The state of Maryland recently issued the nation’s first formal guidelines against racial profiling, an announcement that came four days after Morgan State University announced the launch of a new task force aimed at addressing some of the city’s most pressing issues, including public safety.

The new state guidelines, which were unveiled August 25 by Attorney General Brian Frosh, were created in response to what is now being recognized as a national problem with police-community relationships — a conclusion that is due in no small part to Baltimore’s own state of affairs, which were thrust in the national spotlight following the death of Freddie Gray in April.

Frosh said that he hopes the new policies will begin to repair the “frayed relationships between police and many in the community during everyday encounters.”

Dr. Maurice Taylor, Morgan State’s vice president for academic outreach and engagement and the chair of the new “Gray” Days, Brighter Tomorrows task force, said the new police mandate is a “positive first step,” but he contends that accountability will be key.

Saying such a policy is “long overdue,” Taylor went on to say, “what matters most is whether Maryland’s newly minted laws against profiling will make a difference in how police interact with minorities in Maryland and whether under the new rules there are public consequences for police who are found to have engaged in the arbitrary profiling of races and minorities based when conducting routine patrols or other activity not related to a specific crime or criminal organization.”

The task force Taylor is now chairing will focus primarily on the issues of policing and poverty in Baltimore, he said, though the group — comprised of Morgan students, faculty and administrators — will also examine other “systemic urban challenges,” including education, public health, unemployment and more.

Morgan State President David A. Wilson said the institution has a responsibility to dedicate its intellectual resources to the improvement of the community in which it dwells.

“Morgan State University is not going anywhere,” said Wilson, “and we have to take very seriously our role as an anchor institution in this city.”

“Morgan has to be poised to be the credible institution in bringing forward solutions [to the problems in the city] that we think will work,” and the way to do that, Wilson said, is by making sure the institution “is bringing good, solid research on some of the problems that we are seeing in our community.”

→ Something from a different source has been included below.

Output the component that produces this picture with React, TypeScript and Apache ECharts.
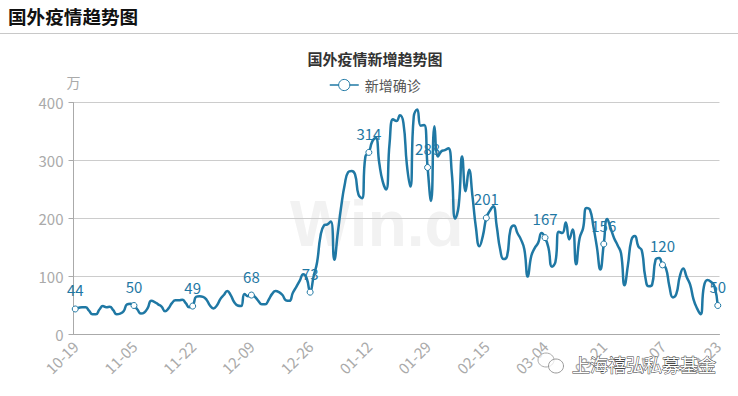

Taylor elaborated on those problems, citing an April study out of Harvard that reported that Baltimore has the lowest mobility out of poverty, particularly for young Black boys, in the country. (See: “Baltimore Stands in Stark Contrast to Charleston,” June 10, 2015.) He also referenced a September 2014 investigative report by the Baltimore Sun that found the city had paid roughly $5.7 million to settle lawsuits against police officers cited for using excessive force.

“The new laws against profiling and which limit situations under which law enforcement can consider race, ethnicity, religion or sexual orientation during routine interactions with the public, could [help], but only if enforced by public consequences [to] reduce the number of such police brutality cases paid for by the city,” Taylor said.

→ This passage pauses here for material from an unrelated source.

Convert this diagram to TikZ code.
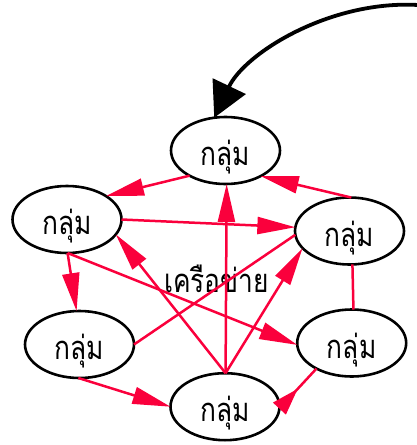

But Taylor wonders if the new policies might be a Band-Aid on a bigger issue.

“The state’s regulations against arbitrary profiling were not meant to address perhaps the fundamental underlying problem leading to ‘Gray’ Days in Baltimore, which is the loss of manufacturing job opportunities for unskilled and semi-skilled laborers due to the closure or movement of companies formerly located in or near the city,” he said. “In 1970, about a third of the labor force in and around Baltimore was employed in manufacturing; just 30 years later only 7 percent of city’s labor force was employed in manufacturing jobs.

“Maryland’s new laws requiring polite policing are important and may be necessary but they are no substitute for for the good manners that come from having a good-paying job,” added Taylor.

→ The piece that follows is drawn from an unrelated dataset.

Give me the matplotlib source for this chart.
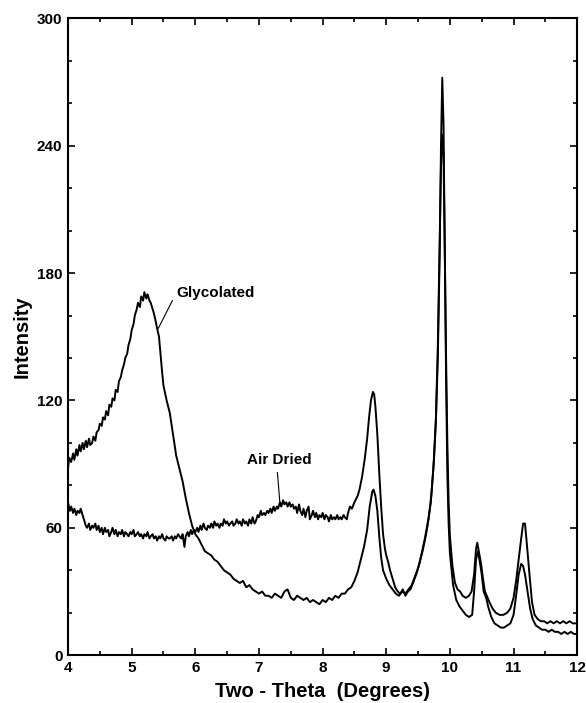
import matplotlib
matplotlib.use("Agg")
import matplotlib.pyplot as plt
from matplotlib.ticker import MultipleLocator

plt.rcParams['font.family'] = ['Liberation Sans', 'DejaVu Sans']
plt.rcParams['font.weight'] = 'bold'

# glycolated trace (two-theta, intensity)
glyc_x = [4.00, 4.02, 4.05, 4.08, 4.10, 4.13, 4.15, 4.18, 4.20, 4.23, 4.25, 4.28, 4.30, 4.33, 4.35, 4.38,
          4.40, 4.43, 4.45, 4.48, 4.50, 4.53, 4.55, 4.58, 4.60, 4.63, 4.65, 4.68, 4.70, 4.73, 4.75, 4.78,
          4.80, 4.83, 4.85, 4.88, 4.90, 4.93, 4.95, 4.98, 5.00, 5.03, 5.05, 5.08, 5.10, 5.13, 5.15, 5.18,
          5.20, 5.23, 5.25, 5.28, 5.30, 5.33, 5.35, 5.38, 5.40, 5.43, 5.45, 5.48, 5.50, 5.55, 5.60, 5.65,
          5.70, 5.75, 5.80, 5.85, 5.90, 5.95, 6.00, 6.05, 6.10, 6.15, 6.20, 6.25, 6.30, 6.35, 6.40, 6.45,
          6.50, 6.55, 6.60, 6.65, 6.70, 6.75, 6.80, 6.85, 6.90, 6.95, 7.00, 7.05, 7.10, 7.15, 7.20, 7.25,
          7.30, 7.35, 7.40, 7.45, 7.50, 7.55, 7.60, 7.65, 7.70, 7.75, 7.80, 7.85, 7.90, 7.95, 8.00, 8.05,
          8.10, 8.15, 8.20, 8.25, 8.30, 8.35, 8.40, 8.45, 8.50, 8.55, 8.60, 8.65, 8.70, 8.74, 8.78, 8.80,
          8.83, 8.86, 8.89, 8.92, 8.95, 9.00, 9.05, 9.10, 9.15, 9.20, 9.25, 9.30, 9.35, 9.40, 9.45, 9.50,
          9.55, 9.60, 9.65, 9.70, 9.74, 9.78, 9.81, 9.84, 9.86, 9.88, 9.90, 9.92, 9.94, 9.96, 9.98, 10.00,
          10.05, 10.10, 10.15, 10.20, 10.25, 10.30, 10.35, 10.38, 10.41, 10.44, 10.47, 10.50, 10.53, 10.57,
          10.60, 10.65, 10.70, 10.75, 10.80, 10.85, 10.90, 10.95, 11.00, 11.04, 11.08, 11.12, 11.15, 11.18,
          11.22, 11.26, 11.30, 11.35, 11.40, 11.45, 11.50, 11.55, 11.60, 11.65, 11.70, 11.75, 11.80, 11.85,
          11.90, 11.95, 12.00]
glyc_y = [88, 93, 91, 95, 92, 97, 94, 99, 96, 100, 97, 101, 98, 102, 99, 100,
          103, 101, 105, 106, 109, 108, 112, 111, 115, 113, 118, 117, 121, 120, 125, 124,
          129, 131, 134, 137, 140, 142, 146, 149, 153, 156, 160, 163, 166, 164, 169, 167,
          171, 168, 170, 167, 166, 163, 161, 157, 154, 150, 143, 133, 127, 120, 114, 104,
          94, 88, 82, 74, 67, 61, 57, 55, 52, 49, 48, 47, 45, 44, 42, 40,
          39, 38, 36, 35, 34, 35, 32, 33, 31, 30, 29, 30, 28, 28, 27, 29,
          28, 27, 30, 31, 27, 26, 28, 27, 26, 27, 25, 26, 25, 24, 26, 25,
          27, 26, 28, 27, 29, 29, 31, 32, 35, 39, 45, 51, 59, 70, 77, 78,
          75, 68, 56, 46, 40, 36, 33, 31, 29, 28, 30, 29, 31, 33, 37, 41,
          47, 54, 62, 72, 88, 110, 140, 190, 240, 272, 250, 190, 130, 85, 62, 48,
          33, 26, 23, 21, 19, 18, 19, 30, 45, 49, 44, 38, 30, 27,
          23, 18, 15, 14, 13, 13, 14, 15, 19, 28, 38, 43, 42, 38,
          30, 22, 17, 14, 13, 12, 12, 11, 12, 11, 11, 10, 11, 10,
          11, 10, 10]

# air dried trace
air_x = [4.00, 4.03, 4.05, 4.08, 4.10, 4.13, 4.15, 4.18, 4.20, 4.23, 4.25, 4.28, 4.30, 4.33, 4.35, 4.38,
         4.40, 4.43, 4.45, 4.48, 4.50, 4.53, 4.55, 4.58, 4.60, 4.63, 4.65, 4.68, 4.70, 4.73, 4.75, 4.78,
         4.80, 4.83, 4.85, 4.88, 4.90, 4.93, 4.95, 4.98, 5.00, 5.03, 5.05, 5.08, 5.10, 5.13, 5.15, 5.18,
         5.20, 5.23, 5.25, 5.28, 5.30, 5.33, 5.35, 5.38, 5.40, 5.43, 5.45, 5.48, 5.50, 5.53, 5.55, 5.58,
         5.60, 5.63, 5.65, 5.68, 5.70, 5.73, 5.75, 5.78, 5.80, 5.83, 5.85, 5.88, 5.90, 5.93, 5.95, 5.98,
         6.00, 6.03, 6.05, 6.08, 6.10, 6.13, 6.15, 6.18, 6.20, 6.23, 6.25, 6.28, 6.30, 6.33, 6.35, 6.38,
         6.40, 6.43, 6.45, 6.48, 6.50, 6.53, 6.55, 6.58, 6.60, 6.63, 6.65, 6.68, 6.70, 6.73, 6.75, 6.78,
         6.80, 6.83, 6.85, 6.88, 6.90, 6.93, 6.95, 6.98, 7.00, 7.03, 7.05, 7.08, 7.10, 7.13, 7.15, 7.18,
         7.20, 7.23, 7.25, 7.28, 7.30, 7.33, 7.35, 7.38, 7.40, 7.43, 7.45, 7.48, 7.50, 7.53, 7.55, 7.58,
         7.60, 7.63, 7.65, 7.68, 7.70, 7.73, 7.75, 7.78, 7.80, 7.83, 7.85, 7.88, 7.90, 7.93, 7.95, 7.98,
         8.00, 8.03, 8.05, 8.08, 8.10, 8.13, 8.15, 8.18, 8.20, 8.23, 8.25, 8.28, 8.30, 8.33, 8.35, 8.38,
         8.40, 8.43, 8.46, 8.50, 8.55, 8.58, 8.62, 8.66, 8.70, 8.73, 8.76, 8.79, 8.81, 8.83, 8.86, 8.89,
         8.92, 8.95, 8.98, 9.00, 9.03, 9.06, 9.10, 9.14, 9.18, 9.22, 9.26, 9.30, 9.34, 9.38, 9.42, 9.47,
         9.52, 9.57, 9.62, 9.67, 9.71, 9.75, 9.78, 9.81, 9.84, 9.86, 9.88, 9.90, 9.92, 9.94, 9.96, 9.98,
         10.00, 10.04, 10.08, 10.12, 10.16, 10.20, 10.25, 10.30, 10.34, 10.38, 10.41, 10.43, 10.46, 10.49,
         10.52, 10.55, 10.58, 10.62, 10.67, 10.72, 10.78, 10.84, 10.90, 10.95, 11.00, 11.04, 11.08, 11.12,
         11.15, 11.18, 11.21, 11.25, 11.29, 11.33, 11.38, 11.43, 11.48, 11.53, 11.58, 11.63, 11.68, 11.73,
         11.78, 11.83, 11.88, 11.93, 12.00]
air_y = [72, 68, 70, 67, 69, 66, 68, 67, 69, 66, 64, 61, 60, 62, 59, 61,
         60, 62, 59, 61, 58, 60, 57, 60, 58, 59, 56, 58, 60, 57, 59, 56,
         58, 57, 59, 56, 58, 57, 56, 58, 57, 59, 56, 57, 58, 56, 57, 55,
         57, 56, 58, 55, 56, 57, 55, 56, 54, 56, 55, 57, 55, 54, 56, 55,
         55, 56, 54, 56, 55, 57, 56, 55, 57, 51, 56, 58, 56, 59, 57, 59,
         58, 60, 58, 61, 59, 62, 60, 59, 61, 60, 62, 60, 63, 61, 62, 60,
         62, 61, 64, 62, 63, 61, 62, 63, 61, 62, 64, 62, 63, 61, 64, 62,
         63, 61, 64, 62, 65, 62, 63, 66, 65, 68, 66, 67, 66, 68, 67, 69,
         67, 70, 68, 70, 69, 72, 70, 73, 71, 72, 70, 72, 70, 71, 69, 70,
         67, 71, 68, 66, 69, 65, 68, 70, 64, 66, 68, 65, 67, 64, 66, 65,
         67, 64, 66, 65, 63, 66, 64, 65, 64, 66, 64, 65, 64, 66, 65, 64,
         67, 70, 69, 72, 75, 78, 84, 92, 102, 112, 120, 124, 123, 117, 104, 86,
         70, 57, 50, 47, 44, 40, 36, 32, 30, 29, 31, 28, 30, 31, 34, 38,
         43, 49, 56, 65, 76, 92, 112, 145, 195, 230, 245, 235, 190, 140, 100, 72,
         56, 42, 34, 31, 30, 28, 27, 28, 30, 38, 50, 53, 48, 43,
         36, 30, 28, 25, 22, 20, 19, 19, 20, 22, 27, 35, 45, 55,
         62, 62, 52, 38, 25, 19, 17, 16, 16, 15, 16, 15, 16, 15,
         16, 15, 16, 15, 15]

fig = plt.figure(figsize=(5.86, 7.03), dpi=100)
ax = fig.add_axes([0.116, 0.068, 0.869, 0.906])

ax.plot(glyc_x, glyc_y, color='black', lw=1.4)
ax.plot(air_x, air_y, color='black', lw=1.4)

ax.set_xlim(4, 12)
ax.set_ylim(0, 300)
ax.xaxis.set_major_locator(MultipleLocator(1))
ax.xaxis.set_minor_locator(MultipleLocator(0.5))
ax.yaxis.set_major_locator(MultipleLocator(60))
ax.yaxis.set_minor_locator(MultipleLocator(20))
ax.tick_params(which='both', direction='in', top=True, right=True, labelsize=11, width=1.2)
ax.tick_params(which='major', length=5, pad=4)
ax.tick_params(which='minor', length=3)
for s in ax.spines.values():
    s.set_linewidth(1.5)
for lab in ax.get_xticklabels() + ax.get_yticklabels():
    lab.set_fontweight('bold')

ax.set_xlabel('Two - Theta  (Degrees)', fontsize=14.5, fontweight='bold')
ax.set_ylabel('Intensity', fontsize=14.5, fontweight='bold')
ax.xaxis.set_label_coords(0.5, -0.042)
ax.yaxis.set_label_coords(-0.071, 0.5)

ax.text(5.71, 170.5, 'Glycolated', fontsize=11, fontweight='bold', va='center', ha='left')
ax.plot([5.64, 5.42], [167, 154], color='black', lw=0.8)
ax.text(6.81, 92, 'Air Dried', fontsize=11, fontweight='bold', va='center', ha='left')
ax.plot([7.29, 7.33], [86, 71.5], color='black', lw=0.8)

fig.savefig('out.png', dpi=100)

Wilson believes that, in addition to being the state’s premier urban research university, Morgan State’s reputation with city, state and federal leaders make the university well poised to present solutions to some of the problems facing the city.

“I think that [local and national legislators] see us as an up-and-comer, if you will, with a lot of potential to help this city and help this state and help this nation with its goals,” he said.

And that reputation was not lost on current or prospective students in the months following Freddie Gray’s death. Wilson said that, despite initial concerns about the safety of the school environment, the school is seeing “one of the largest freshman classes that we’ve seen in years” with the fall 2015 semester, an increase of roughly 10 percent over last year, for a rough total of 1,200 new students this semester. Overall, Wilson said, there has been an increase of about 3 percent, putting Morgan State’s total enrollment for the 2015-16 school year at roughly 8,000 students ― students who will not only lend their intellectual abilities to the school’s mission but who will continue in the “great tradition at Morgan of peaceful protests” and activism around social justice issues.

“We’re committed to this effort for the long haul, and that’s what it’s going to take to address some of these issues” facing Baltimore and the state ― and nation ― overall, Wilson said.